Si en la distopía orwelliana encontramos una formulación inconfundible de lo que hoy denominamos posverdad, también está en ella, en esa «neolengua», el programa cumplidamente desarrollado de otro gran asunto. Porque la political correctness actual consiste también en la censura de la lengua común y en la imposición de un idioma sustitutivo que altere, incluso, las reglas de la gramática por voluntad de un poder hasta cierto punto indefinido, pues no coincide con el del Estado, el Partido o la Iglesia.


En 1984, por el contrario, es el Ingsoc el que persigue el control absoluto de la realidad mediante lo que en neolengua se denomina doublethink, doblepensar. El protagonista de la novela, Winston Smith, trabaja en el Ministerio de la Verdad cuya misión es alterar todos los testimonios escritos de lo que una vez sucedió para hacerlos coincidir con la voluntad cambiante del Partido. Conoce la verdad de los hechos a través de aquellas fuentes inconvenientes —por ejemplo, los ejemplares del diario Times sobre los que trabaja constantemente—, pero este conocimiento solo habita «en su propia conciencia», que puede ser en cualquier momento aniquilada. En cambio, al modo de Goebbels , «si todos los demás aceptan la mentira que impuso el Partido, si todos los testimonios decían lo mismo, entonces la mentira pasaba a la Historia y se convertía en verdad».


El mecanismo del doublethink que Winston desenmascara ilustra muchas de las facetas, virtualidades y contradicciones de nuestra posverdad actual: «Saber y no saber, hallarse consciente de lo que es realmente verdad mientras se dicen mentiras cuidadosamente elaboradas, sostener simultáneamente dos opiniones sabiendo que son contradictorias y creer sin embargo en ambas; emplear la lógica contra la lógica» (pág. 42).


Winston Smith, cuando descubre dicho mecanismo se in- corpora a una Hermandad de resistentes que será finalmente traicionada por uno de sus líderes, un infiltrado, y esto precipita su autoderrota y su sumisión a la voluntad del Partido, su devoción fanática hacia el Gran Hermano.
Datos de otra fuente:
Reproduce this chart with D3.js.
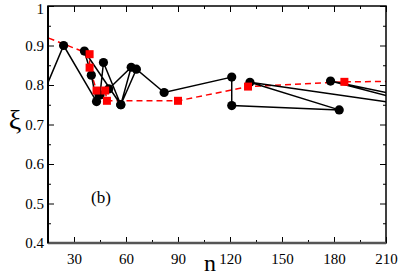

Su fracaso final contradice los propósitos disidentes que le habían inducido a empezar a escribir un diario «desde esta época de uniformidad, de este tiempo de soledad, la Edad del Gran Hermano, la época del doblepensar» hacia un futuro más amable, «para la época en que se pueda pensar libremente, en que los hombres sean distintos unos de otros y no vivan solitaries… Para cuando la verdad exista y lo que se haya hecho no pueda ser deshecho» (pág. 34).


Futuro que desafortunadamente no podremos identificar con nuestro presente en la medida en que siga creciendo en él la posverdad.



Referencias


EvguEni Ivanóvich Zamiatin, Nosotros, traducción de Alfredo Hermosillo y Valeria Artemyeva, Madrid, Ediciones Cátedra.


Aldous Huxley, Un mundo feliz. Nueva visita a un mundo feliz, traducciones respectivas de Ramón Hernández y de Miguel de Hernani, Barcelona, Edhasa, 2004.


George Orwell, 1984, traducción de Rafael Vázquez Zamora, Barcelona, Ediciones Destino, 1977.


George Orwell, Mi guerra civil española, traducción de Rafael Vázquez Zamora y Josep C. Vergés, Barcelona, Ediciones Destino, 1978.